Friday, November 6, 2009

Kauai Tales

Most people, when they travel to exotic lands, collect knick-knacks such as clothing items or useless objects that soon are retired to a drawer and completely forgotten. I prefer to buy language-themed items, which is how I have come to own many Teach Yourself Language X books and dictionaries over the years. This time, when I went to Kauai with my family, I was looking around an antiques and Hawaiiana store in a Hanalei and discovered a book of Kauai legends and folktales. I already owned a Hawaiian dictionary (which I had forgotten, oh so foolishly, to bring with me to Kauai) and a book on the better-known Hawaiian legends, such as Maui and Pele, so I was excited to obtain a book with more provincial legends.

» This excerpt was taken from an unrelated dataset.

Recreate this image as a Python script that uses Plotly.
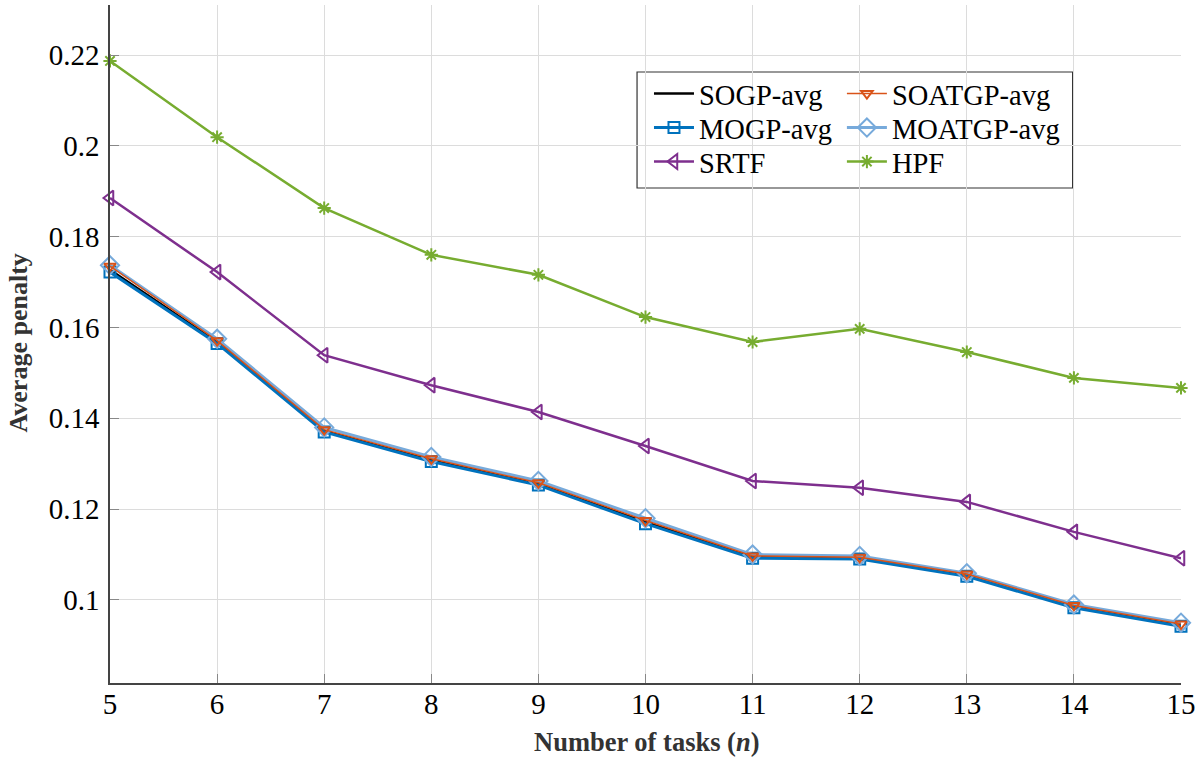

What particularly appealed to me about Kauai Tales was the glossary in the back that explained the meaning of the names in the stories. It pleased me not only as a practitioner of the "secret vice", but also as a student of myth and legend. The names in such stories, unless they are drawn from a historical person, are not chosen randomly; knowing the meaning of the name, therefore, illuminates the point of the story and may yield cultural information otherwise hidden. Many of the stories in Kauai Tales are aetiological, spanning form the time of night before the colonization of the Hawaiian islands to semi-historical periods. The author-collector is very careful to point out that this is a collection of stories from story-tellers, rather than genealogist-historians, and is intended to entertain first and be useful or historically accurate secondarily.

I devoured the tales in the first book so quickly that I returned to the shop to purchase the other two collections. The shop was still there, since it wasn't magical, and a book that appeared in the back of an antiques shop did not seem the sort of literature which would be easy or possible to find on a return voyage (I'm still kicking myself for not picking up the Adam Link collection in Many Waters bookstore in Northfield).

The second volume, Polihale, unfortunately lacked the comprehensive language index of the first volume, but it contained much more material. Now that I have returned home, I have access to my Hawaiian reference material. Much of Polihale appears to be derived from an Kauai oral epic involving several characters in a war between the chief of Kona (yes, the coffee place) and the chief of Wailua, near the sacred birthing stone of the chiefly class. It reminded of the Iliad and Odyssey, in that the cycle contained an overarching war narrative, personal narratives (from both sides), aetiologies, and stories about the aftermath of the war (involving a were-octopus).

I have not read the third yet, but I am looking forward to it.